Initially, the beads were carved by Indian craftspeople from natural sources such as shells, ivory, turquoise, coral, other stones, copper, silver, amber, wood, as well as animal bones, teeth and horns. The famous glass beads did not appear until colonists brought them over from Europe approximately 500 years ago. Those beads quickly became a popular part of the culture of the American Indian; and, today, glass beads, especially fine seed beads, have become the primary materials preferred by numerous traditional beaders crafting from a variety of tribes.

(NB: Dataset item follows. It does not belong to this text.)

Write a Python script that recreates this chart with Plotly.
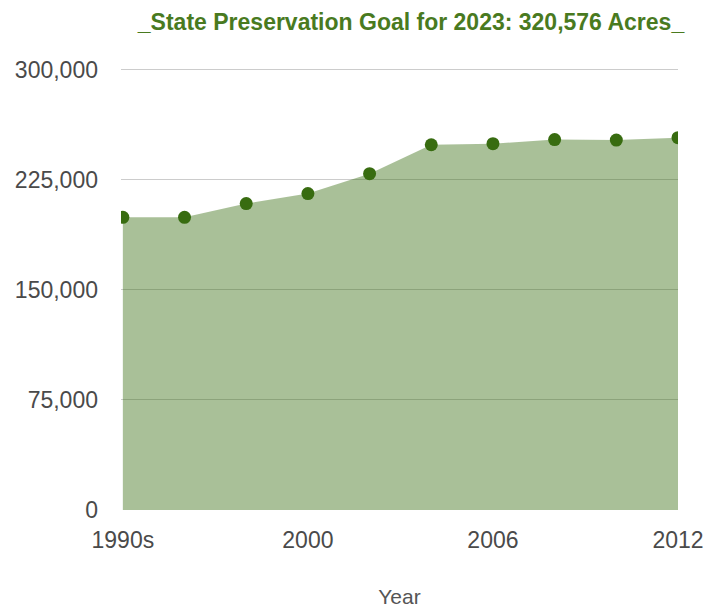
import plotly.graph_objects as go

# Preserved farmland acreage by year
years = ["1990s", "1996", "1998", "2000", "2002", "2004", "2006", "2008", "2010", "2012"]
acres = [199500, 199500, 208900, 215700, 229300, 249000, 249700, 252500, 252200, 253800]
shown_ticks = ["1990s", "2000", "2006", "2012"]
y_ticks = [0, 75000, 150000, 225000, 300000]

GREEN = "rgb(56,108,16)"
TEXT_GRAY = "#4a4a4a"

fig = go.Figure()
fig.add_trace(go.Scatter(
    x=years,
    y=acres,
    mode="markers",
    fill="tozeroy",
    fillcolor="rgba(56,108,16,0.43)",
    line=dict(width=0, color=GREEN),
    marker=dict(size=13, color=GREEN),
    hoverinfo="x+y",
    showlegend=False,
))

fig.update_layout(
    width=707,
    height=608,
    margin=dict(l=121, r=29, t=67, b=98),
    paper_bgcolor="white",
    plot_bgcolor="white",
    font=dict(family="Liberation Sans, Arial, sans-serif", size=23, color=TEXT_GRAY),
    title=dict(
        text="<b>_State Preservation Goal for 2023: 320,576 Acres_</b>",
        font=dict(family="Liberation Sans, Arial, sans-serif", size=23, color="#497a1f"),
        x=411 / 707, xref="container", xanchor="center",
        y=1 - 22 / 608, yref="container", yanchor="middle",
    ),
    xaxis=dict(
        type="category",
        categoryorder="array",
        categoryarray=years,
        range=[-0.03, 9.0],
        tickmode="array",
        tickvals=shown_ticks,
        ticktext=shown_ticks,
        showgrid=False,
        zeroline=False,
        showline=False,
        ticks="",
        automargin=False,
        ticklabelstandoff=14,
        tickfont=dict(size=23, color=TEXT_GRAY),
        title=dict(text="Year", standoff=40, font=dict(size=21, color="#555555")),
    ),
    yaxis=dict(
        range=[0, 302000],
        tickmode="array",
        tickvals=y_ticks,
        tickformat=",",
        showgrid=True,
        gridcolor="#cccccc",
        gridwidth=1,
        zeroline=False,
        showline=False,
        ticks="",
        automargin=False,
        ticklabelstandoff=22,
        tickfont=dict(size=23, color=TEXT_GRAY),
    ),
)

fig.write_html("out.html")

2. What types of beadwork are there?
Much beadwork is well known, including the bone hairpipe chokers and peyote stitch beading by the Plains Indians, the turquoise and shell Heishi necklaces by the southwest Indians, the floral work by the northern Indians, abalone shells in the west coast Cherokees beadwork, and much more.
Native beadwork is very delicate and time consuming and can be described as: (A) beaded leather normally used on moccasins, clothing, or containers where the beads are sewn individually onto leather or more recently cloth or attached in loops or rows; or (B) beaded strands that are used for jewelry and as ornamental coverings to wrap around an art or ceremonial object where the beads are strung together into a mesh or strings using thread, wire, or sinew. Usually this is done painstakingly by hand, but some tribes use special bow looms to turn strands into beaded belts or rectangular strips.
3. Beadwork and Wampum
“Wampum” comes from the Narragansett word for ‘white shell beads’, either white from the Whelk shell or purple-black from the growth rings of the Quahog shell. Wampum was mass produced in coastal southern New England mostly by the Pequots and Narragansetts and became a formal currency that European traders and politicians used to gain Native American favor or territory. The use of wampum as money, even among the English, continued until the American Revolution.
American Indian beads were used as a trade item that went back into ancient times and before the Europeans arrived. Shell beads in the Northeast have been found which are 4500 years old, which were larger than most and were uncommon due to the fact that drilling into the material was extremely difficult using ancient stone drill bits. Proto-wampum, an earlier bead, was often traded in ceremonies because of the connection of shells with water and water’s life giving properties.